ICS 321 Data Storage & Retrieval

h. Textbooks, required readings

  1. Data Mining and Analysis: Fundamental Concepts and Algorithms. Mohammed J. Zaki, Wagner Meira, Jr. Cambridge University Press ISBN-13: 978-0521766333

  2. Data Mining: Practical Machine Learning Tools and Techniques. 4th Edition. Ian H. Witten, Eibe Frank, Mark A. Hall, Christopher J. Pal. Morgan Kaufmann Series in Data Management Systems ISBN-13: 978-0128042915 ISBN-10: 0128042915

i. Grading and Student Evaluation

Writing is an essential part of the course and constitutes 40% of the course grade. (Hallmark 3)

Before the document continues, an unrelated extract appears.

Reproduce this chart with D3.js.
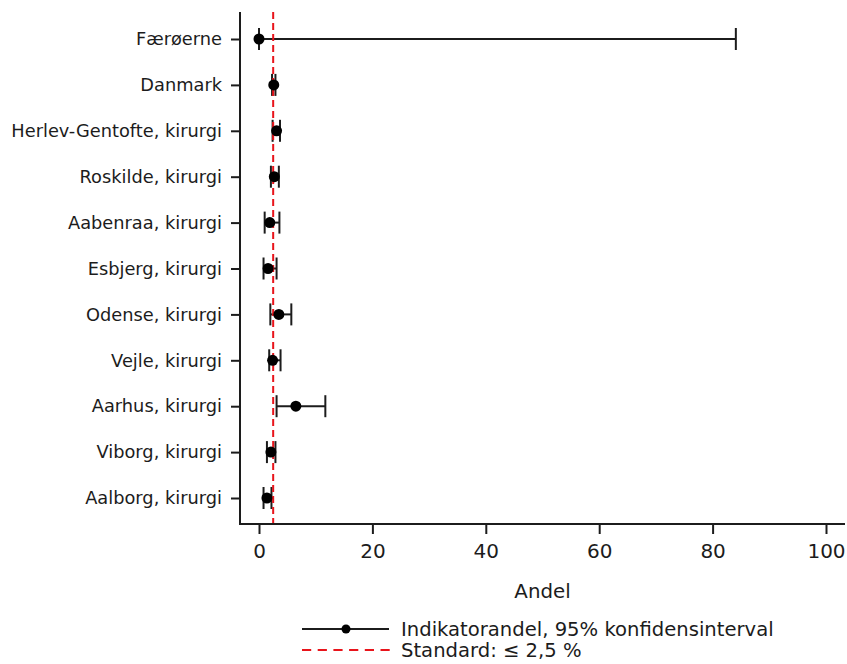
<!DOCTYPE html>
<html>
<head>
<meta charset="utf-8">
<script src="https://cdn.jsdelivr.net/npm/d3@7"></script>
<style>
  html, body { margin: 0; padding: 0; background: #fff; }
  svg { display: block; font-family: "DejaVu Sans", sans-serif; }
</style>
</head>
<body>
<svg id="chart" width="847" height="664"></svg>
<script>
// Units, in plot order from top to bottom
const categories = [
  "Færøerne",
  "Danmark",
  "Herlev-Gentofte, kirurgi",
  "Roskilde, kirurgi",
  "Aabenraa, kirurgi",
  "Esbjerg, kirurgi",
  "Odense, kirurgi",
  "Vejle, kirurgi",
  "Aarhus, kirurgi",
  "Viborg, kirurgi",
  "Aalborg, kirurgi"
];
// Indicator share (%) and 95% confidence limits
const andel = [0.0, 2.6, 3.1, 2.7, 1.9, 1.6, 3.5, 2.4, 6.5, 2.1, 1.4];
const lower = [0.0, 2.3, 2.4, 2.1, 1.0, 0.8, 2.0, 1.8, 3.1, 1.4, 0.8];
const upper = [84.1, 2.9, 3.7, 3.5, 3.6, 3.1, 5.7, 3.8, 11.7, 2.9, 2.2];
// Standard line and x-axis ticks
const standard = 2.5;
const xTicks = [0, 20, 40, 60, 80, 100];
const legendLabels = ["Indikatorandel, 95% konfidensinterval", "Standard: \u2264 2,5 %"];

const svg = d3.select("#chart");
const ink = "#1c1c1c";

const plotLeft = 240, plotRight = 845, plotTop = 12, plotBottom = 524;

const x = d3.scaleLinear().domain([0, 100]).range([259, 826]);
const y = d3.scalePoint().domain(categories).range([39, 498]);

const rows = categories.map((c, i) => ({ c, v: andel[i], lo: lower[i], hi: upper[i] }));

// Axes
const xAxis = svg.append("g")
  .attr("transform", `translate(0,${plotBottom})`)
  .call(d3.axisBottom(x).tickValues(xTicks).tickSize(10).tickPadding(10).tickFormat(d3.format("d")));
xAxis.select(".domain").remove();
xAxis.selectAll(".tick line").attr("stroke", ink).attr("stroke-width", 2);
xAxis.selectAll(".tick text").attr("fill", ink).style("font-size", "20px").style("font-family", "DejaVu Sans");

const yAxis = svg.append("g")
  .attr("transform", `translate(${plotLeft},0)`)
  .call(d3.axisLeft(y).tickSize(9).tickPadding(9));
yAxis.select(".domain").remove();
yAxis.selectAll(".tick line").attr("stroke", ink).attr("stroke-width", 2);
yAxis.selectAll(".tick text").attr("fill", ink).style("font-size", "17.8px").style("font-family", "DejaVu Sans");

svg.append("line")
  .attr("x1", plotLeft).attr("x2", plotLeft)
  .attr("y1", plotTop).attr("y2", plotBottom + 1)
  .attr("stroke", ink).attr("stroke-width", 2);
svg.append("line")
  .attr("x1", plotLeft - 1).attr("x2", plotRight)
  .attr("y1", plotBottom).attr("y2", plotBottom)
  .attr("stroke", ink).attr("stroke-width", 2);

// Axis title
svg.append("text")
  .attr("x", (plotLeft + plotRight) / 2).attr("y", 598)
  .attr("text-anchor", "middle")
  .attr("fill", ink)
  .style("font-size", "19.8px")
  .text("Andel");

// Confidence intervals
const capH = 11;
const ci = svg.append("g").attr("stroke", ink).attr("stroke-width", 2);
ci.selectAll("line.ci").data(rows).join("line")
  .attr("class", "ci")
  .attr("x1", d => x(d.lo)).attr("x2", d => x(d.hi))
  .attr("y1", d => y(d.c)).attr("y2", d => y(d.c));
ci.selectAll("line.lo").data(rows).join("line")
  .attr("class", "lo")
  .attr("x1", d => x(d.lo)).attr("x2", d => x(d.lo))
  .attr("y1", d => y(d.c) - capH).attr("y2", d => y(d.c) + capH);
ci.selectAll("line.hi").data(rows).join("line")
  .attr("class", "hi")
  .attr("x1", d => x(d.hi)).attr("x2", d => x(d.hi))
  .attr("y1", d => y(d.c) - capH).attr("y2", d => y(d.c) + capH);

// Standard reference line
svg.append("line")
  .attr("x1", x(standard)).attr("x2", x(standard))
  .attr("y1", plotTop).attr("y2", plotBottom - 1)
  .attr("stroke", "#e8141b").attr("stroke-width", 2)
  .attr("stroke-dasharray", "7,4");

// Point estimates
svg.append("g").selectAll("circle").data(rows).join("circle")
  .attr("cx", d => x(d.v)).attr("cy", d => y(d.c))
  .attr("r", 5.5).attr("fill", "#000");

// Legend
const lg = svg.append("g");
lg.append("line").attr("x1", 302).attr("x2", 389).attr("y1", 629).attr("y2", 629)
  .attr("stroke", ink).attr("stroke-width", 2);
lg.append("circle").attr("cx", 346).attr("cy", 629).attr("r", 4.5).attr("fill", "#000");
lg.append("line").attr("x1", 302).attr("x2", 390).attr("y1", 650).attr("y2", 650)
  .attr("stroke", "#e8141b").attr("stroke-width", 2)
  .attr("stroke-dasharray", "9.2,6.5");
lg.selectAll("text").data(legendLabels).join("text")
  .attr("x", 401).attr("y", (d, i) => 629 + i * 21)
  .attr("dy", "0.35em")
  .attr("fill", ink)
  .style("font-size", "19.6px")
  .text(d => d);
</script>
</body>
</html>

There will be eight weekly review writing assignments. These review writing assignments will begin approximately in Week 3 after the student has been introduced to basic concepts required in the course in the first two weeks. Each review must be at least one page in length and the review is intended for the student to write about how the data mining concept covered that week applies to a specific real world problem that (s)he has chosen to focus on for the eight review writing assignments. The instructor and peers will read the reviews and provide feedback and comments on the writing (Hallmark 2). Google Docs (with sharing enabled) will be used for the reviews and the instructor & peer comments can be added to electronic document using the comment functionality in Google Docs. The student is required to revise the review based on the comments. The eight review writing assignments will constitute at least eight pages of writing (Hallmark 4).

The course project requires the student to select a real world problem, apply big data processing and data mining techniques to solve the problem, implement the solution, and empirically evaluate the solution (s)he implemented. The student can choose the same problem as the problem used in the review writing assignments, or the student can choose a different problem. The project will be graded based on a 10-minute oral presentation and an 8-page written report (Hallmark 4). A draft of the report must be submitted by week 15. After the instructor has provided feedback on the draft, the student must submit a final report by the project due date (Hallmark 2).

j. Classroom policies

Standard classroom policies of the College of Natural Science apply. No other special policies apply

Late policy: work submitted past due date and time will receive zero credits.

Examinations: No make-up exams will be given.

Student Conduct: All students are expected to conduct themselves above and beyond the standard set forth in UH Systemwide Student Conduct Code.

Disability: Any student who feels s/he may need an accommodation based on the impact of a disability is invited to contact the instructor privately. The instructor would be happy to work with you, and the KOKUA Program (Office for Students with Disabilities) to ensure reasonable accommodations in the course. KOKUA can be reached at (808) 956-7511 or (808) 956-7612 (voice/text) in room 013 of the Queen Liliuokalani Center for Student Services.

k. Weekly schedule of topics and readings, including exam dates.

Week 1: Overview of data mining work flow. Linear regression. Nearest Neighbor.

Week 2: Data Preparation & Analysis: Numeric, Categorical and other data types.

Week 3: Frequent Itemset Mining. Review 1 due.

Week 4: Clustering: k-means & hierarchical.Review 2 due.

Week 5: Classification: Probabilistic models. Review 3 due.

Week 6: Overview of big data concepts. Hadoop & Spark platforms. Review 4 due.

Week 7: Graph Pattern Mining. Review 5 due.

Week 8: Spectral & Graph Clustering. Review 6 due.

Week 9: Classification: Decision Trees & forests.

Week 10: Classification: Support Vector Machines. Review 7 due.

Week 11: Classification: Neural Networks. Review 8 due.

Week 12: Deep learning.

Week 13: Data reduction techniques.

Week 14: Ensemble learning.

Week 15: Presentation of Course Projects. Draft of project report due.

Week 16: Presentation of Course Projects. Final project report due.